Prompt: Say how many lines contain the word "that" and give no other text.

Information supplied:
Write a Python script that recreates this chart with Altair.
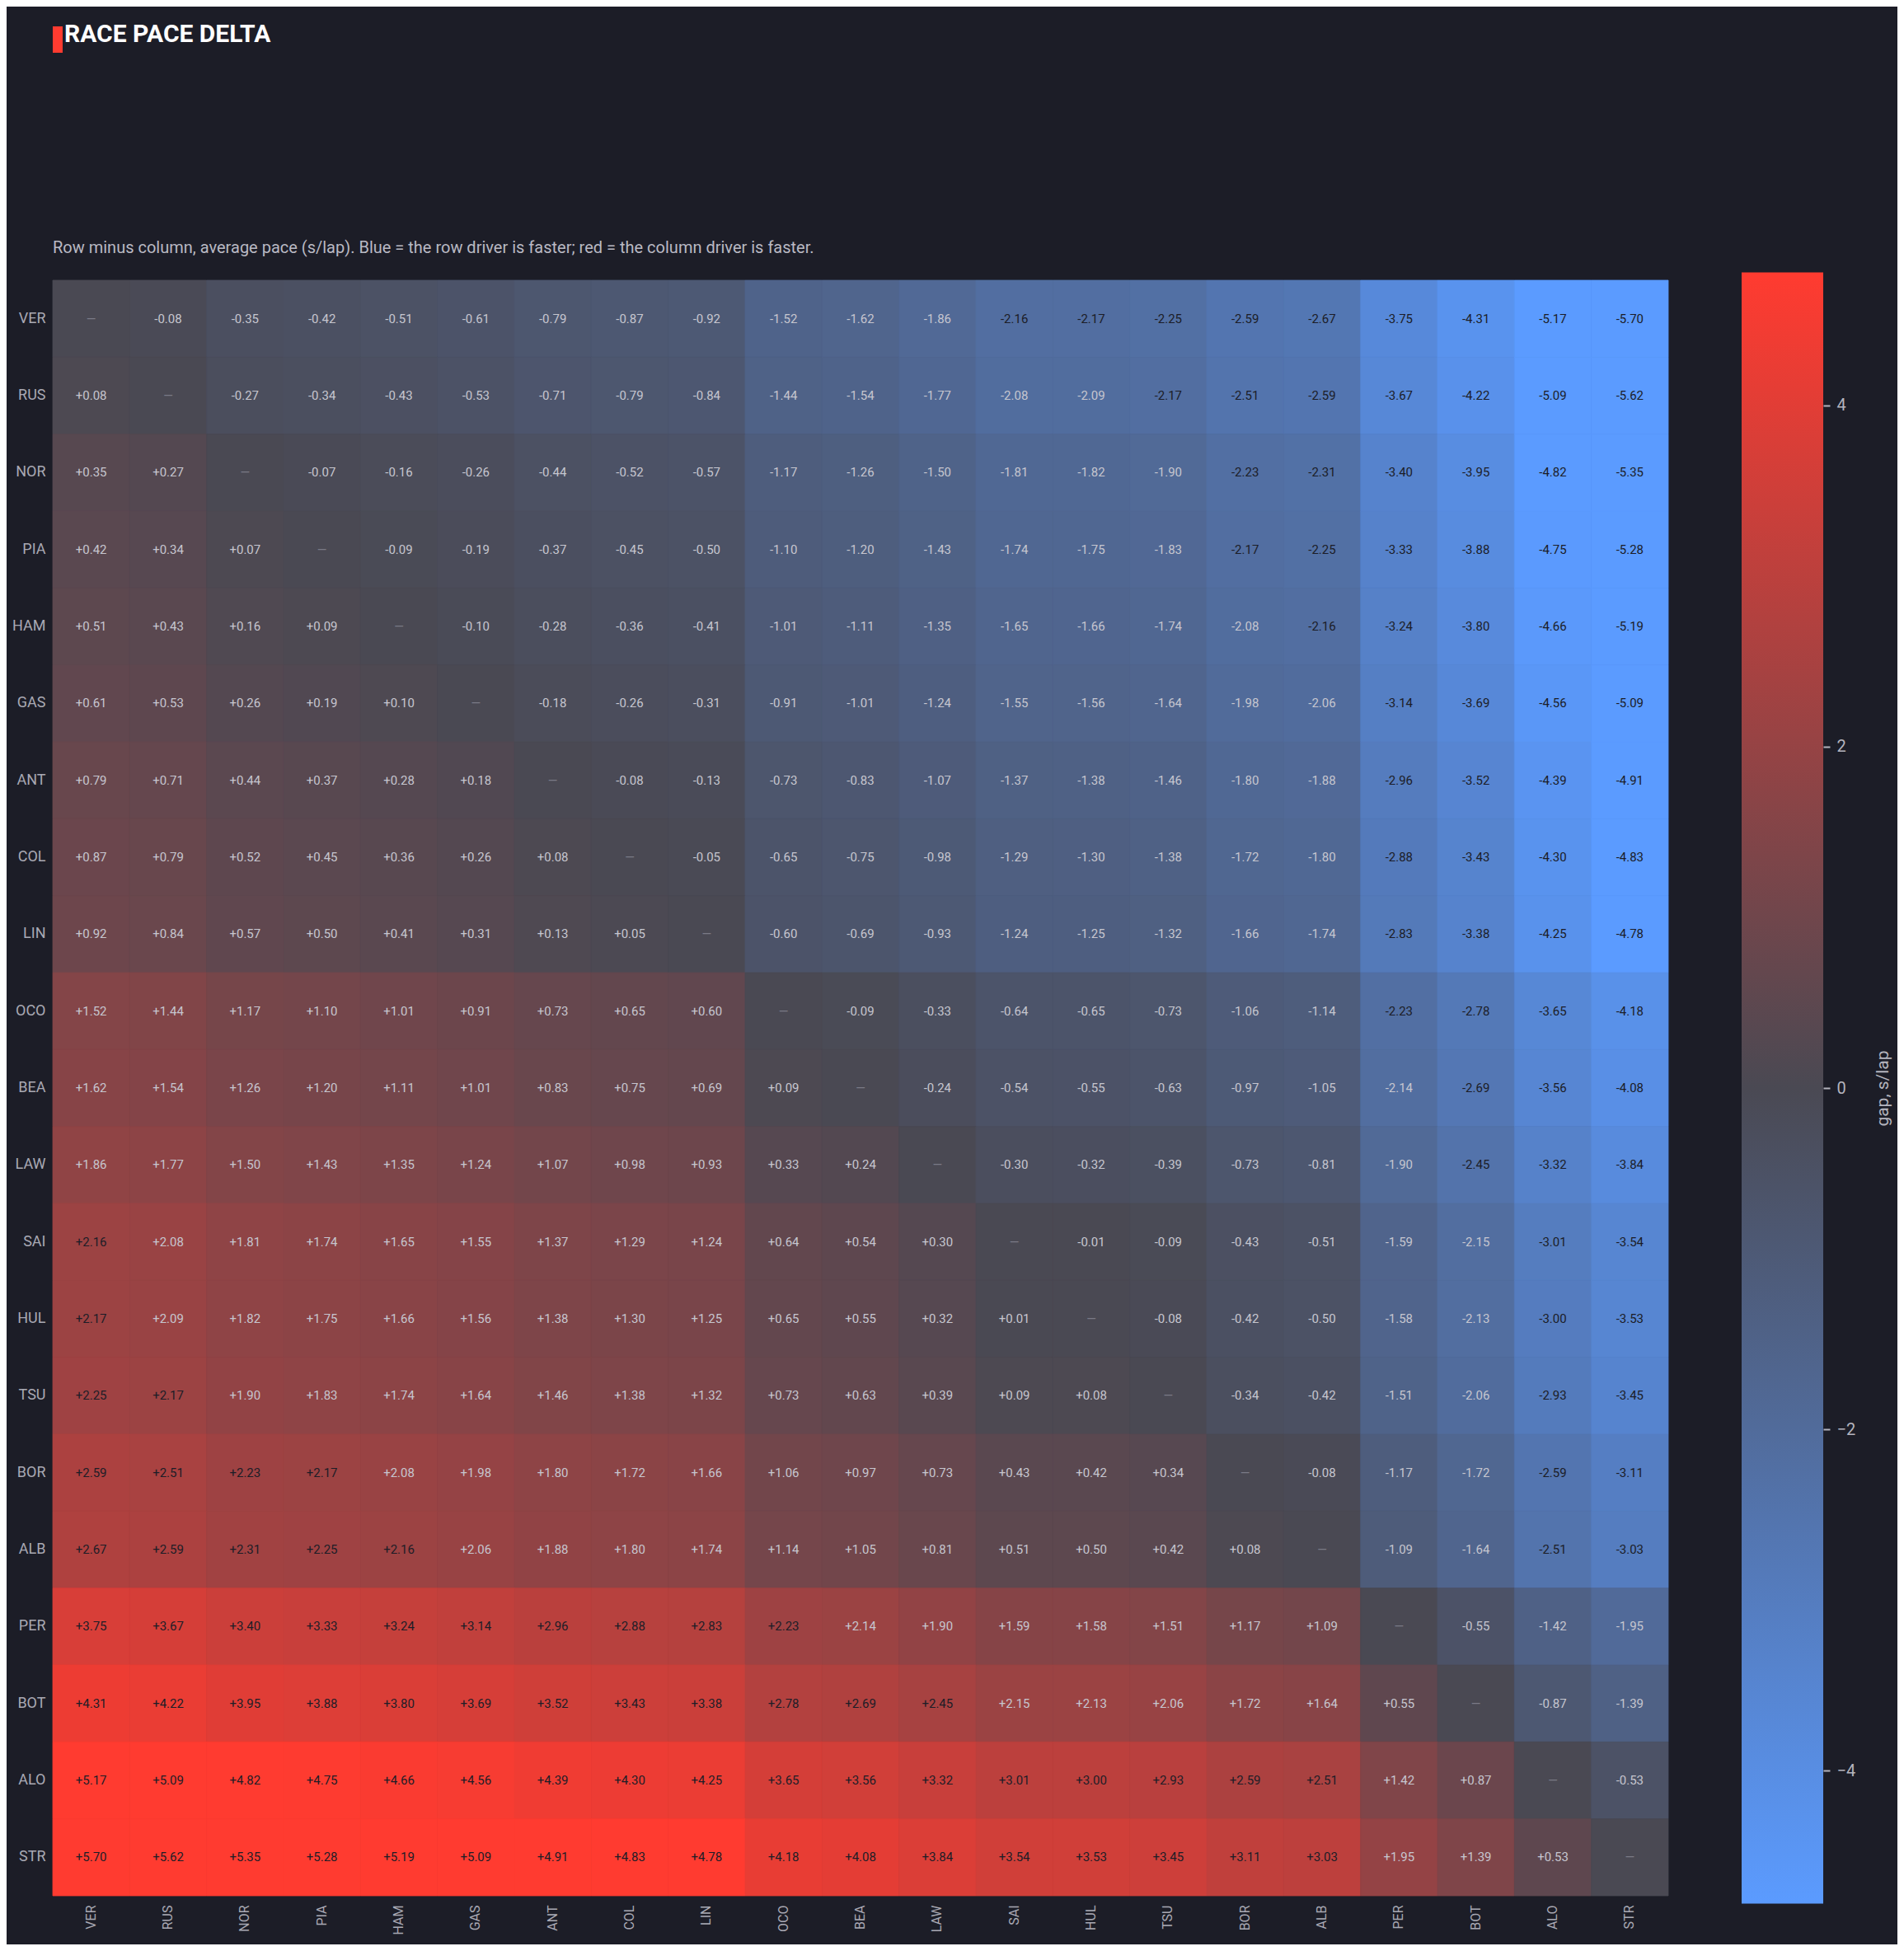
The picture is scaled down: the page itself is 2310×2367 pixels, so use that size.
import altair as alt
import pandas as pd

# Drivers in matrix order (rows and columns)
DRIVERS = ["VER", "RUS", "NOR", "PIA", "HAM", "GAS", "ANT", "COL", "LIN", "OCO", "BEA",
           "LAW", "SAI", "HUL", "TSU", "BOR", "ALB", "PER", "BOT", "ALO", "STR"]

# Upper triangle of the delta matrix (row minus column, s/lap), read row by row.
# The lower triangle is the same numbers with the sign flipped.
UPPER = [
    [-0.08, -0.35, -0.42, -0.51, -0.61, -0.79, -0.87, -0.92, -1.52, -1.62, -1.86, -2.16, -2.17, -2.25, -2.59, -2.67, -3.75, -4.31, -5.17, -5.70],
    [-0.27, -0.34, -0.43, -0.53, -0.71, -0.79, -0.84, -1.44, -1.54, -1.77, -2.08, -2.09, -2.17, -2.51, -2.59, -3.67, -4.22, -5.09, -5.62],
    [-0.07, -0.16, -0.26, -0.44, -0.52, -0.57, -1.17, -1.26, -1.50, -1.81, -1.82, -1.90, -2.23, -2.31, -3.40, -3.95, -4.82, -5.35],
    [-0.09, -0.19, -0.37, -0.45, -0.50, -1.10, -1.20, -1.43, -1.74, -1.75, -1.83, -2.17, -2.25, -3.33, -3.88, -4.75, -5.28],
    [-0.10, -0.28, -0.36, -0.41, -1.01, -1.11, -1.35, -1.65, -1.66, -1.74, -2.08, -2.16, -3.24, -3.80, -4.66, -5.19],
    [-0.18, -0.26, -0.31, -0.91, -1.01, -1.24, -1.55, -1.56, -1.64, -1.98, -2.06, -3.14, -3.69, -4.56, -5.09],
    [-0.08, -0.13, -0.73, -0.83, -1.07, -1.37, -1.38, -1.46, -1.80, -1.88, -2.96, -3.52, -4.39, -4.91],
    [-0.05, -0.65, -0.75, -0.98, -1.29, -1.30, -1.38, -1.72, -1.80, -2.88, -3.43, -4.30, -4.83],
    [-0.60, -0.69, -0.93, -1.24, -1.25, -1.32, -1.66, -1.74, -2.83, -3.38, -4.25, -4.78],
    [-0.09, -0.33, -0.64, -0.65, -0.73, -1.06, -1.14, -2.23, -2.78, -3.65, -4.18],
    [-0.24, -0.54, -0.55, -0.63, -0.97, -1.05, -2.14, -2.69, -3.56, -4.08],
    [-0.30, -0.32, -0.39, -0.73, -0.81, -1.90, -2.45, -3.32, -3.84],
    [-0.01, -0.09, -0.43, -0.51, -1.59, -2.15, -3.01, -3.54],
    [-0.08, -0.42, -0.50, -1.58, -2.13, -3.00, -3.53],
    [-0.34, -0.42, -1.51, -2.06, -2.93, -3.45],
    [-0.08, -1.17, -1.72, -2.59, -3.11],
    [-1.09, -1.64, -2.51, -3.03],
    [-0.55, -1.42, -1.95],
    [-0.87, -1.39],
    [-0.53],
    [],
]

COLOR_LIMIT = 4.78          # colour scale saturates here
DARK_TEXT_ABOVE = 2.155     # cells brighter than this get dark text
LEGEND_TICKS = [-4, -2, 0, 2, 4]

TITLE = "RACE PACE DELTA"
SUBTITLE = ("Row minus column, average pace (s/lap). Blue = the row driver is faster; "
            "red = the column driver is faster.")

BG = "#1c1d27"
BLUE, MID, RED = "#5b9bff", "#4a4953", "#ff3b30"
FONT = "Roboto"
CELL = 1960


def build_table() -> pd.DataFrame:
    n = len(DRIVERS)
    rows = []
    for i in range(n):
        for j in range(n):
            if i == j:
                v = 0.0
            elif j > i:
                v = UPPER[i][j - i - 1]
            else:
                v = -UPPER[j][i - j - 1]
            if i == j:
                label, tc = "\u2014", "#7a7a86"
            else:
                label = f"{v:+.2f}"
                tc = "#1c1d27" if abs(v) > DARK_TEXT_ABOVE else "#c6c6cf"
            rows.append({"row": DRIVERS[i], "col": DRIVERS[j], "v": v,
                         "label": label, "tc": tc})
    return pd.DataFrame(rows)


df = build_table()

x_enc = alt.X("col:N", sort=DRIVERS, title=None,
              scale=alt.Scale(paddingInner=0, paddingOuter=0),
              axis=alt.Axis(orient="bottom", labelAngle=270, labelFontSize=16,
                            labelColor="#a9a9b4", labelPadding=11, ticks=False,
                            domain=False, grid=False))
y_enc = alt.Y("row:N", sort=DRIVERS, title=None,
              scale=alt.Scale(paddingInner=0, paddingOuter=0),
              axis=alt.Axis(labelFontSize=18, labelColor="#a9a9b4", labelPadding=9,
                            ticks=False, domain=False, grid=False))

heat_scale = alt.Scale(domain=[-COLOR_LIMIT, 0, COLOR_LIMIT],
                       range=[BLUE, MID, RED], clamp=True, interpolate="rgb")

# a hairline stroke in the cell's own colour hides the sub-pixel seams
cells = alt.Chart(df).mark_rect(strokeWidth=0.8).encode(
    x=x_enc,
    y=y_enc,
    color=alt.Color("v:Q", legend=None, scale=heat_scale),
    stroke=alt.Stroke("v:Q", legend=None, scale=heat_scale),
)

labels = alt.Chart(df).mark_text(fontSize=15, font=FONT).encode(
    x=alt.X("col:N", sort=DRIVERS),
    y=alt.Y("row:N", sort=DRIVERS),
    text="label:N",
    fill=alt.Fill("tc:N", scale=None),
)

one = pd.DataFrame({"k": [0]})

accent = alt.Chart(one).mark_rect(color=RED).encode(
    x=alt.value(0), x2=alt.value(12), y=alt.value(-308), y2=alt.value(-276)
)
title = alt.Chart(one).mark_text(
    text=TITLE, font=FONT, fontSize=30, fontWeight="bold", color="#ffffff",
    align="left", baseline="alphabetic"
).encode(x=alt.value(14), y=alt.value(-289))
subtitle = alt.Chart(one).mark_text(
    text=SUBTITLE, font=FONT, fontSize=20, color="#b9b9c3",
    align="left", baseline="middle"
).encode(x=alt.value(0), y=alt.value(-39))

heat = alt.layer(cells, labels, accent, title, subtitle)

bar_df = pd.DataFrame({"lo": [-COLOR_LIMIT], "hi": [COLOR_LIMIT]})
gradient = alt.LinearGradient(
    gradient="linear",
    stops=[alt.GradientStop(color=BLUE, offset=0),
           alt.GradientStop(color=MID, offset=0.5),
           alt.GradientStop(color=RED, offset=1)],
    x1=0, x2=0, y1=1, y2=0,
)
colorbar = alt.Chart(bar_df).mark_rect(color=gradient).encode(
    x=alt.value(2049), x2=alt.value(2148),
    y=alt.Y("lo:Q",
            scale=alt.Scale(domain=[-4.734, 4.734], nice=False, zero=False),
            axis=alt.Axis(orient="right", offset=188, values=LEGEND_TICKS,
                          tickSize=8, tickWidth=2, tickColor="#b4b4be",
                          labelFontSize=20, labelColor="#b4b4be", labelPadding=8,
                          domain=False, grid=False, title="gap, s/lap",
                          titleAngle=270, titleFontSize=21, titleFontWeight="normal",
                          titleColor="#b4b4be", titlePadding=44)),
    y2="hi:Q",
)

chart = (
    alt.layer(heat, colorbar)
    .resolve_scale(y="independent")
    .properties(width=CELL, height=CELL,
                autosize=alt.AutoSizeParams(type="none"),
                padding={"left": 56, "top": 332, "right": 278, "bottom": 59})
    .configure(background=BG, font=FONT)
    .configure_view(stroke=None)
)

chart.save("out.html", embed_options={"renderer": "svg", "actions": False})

Result for this task: 2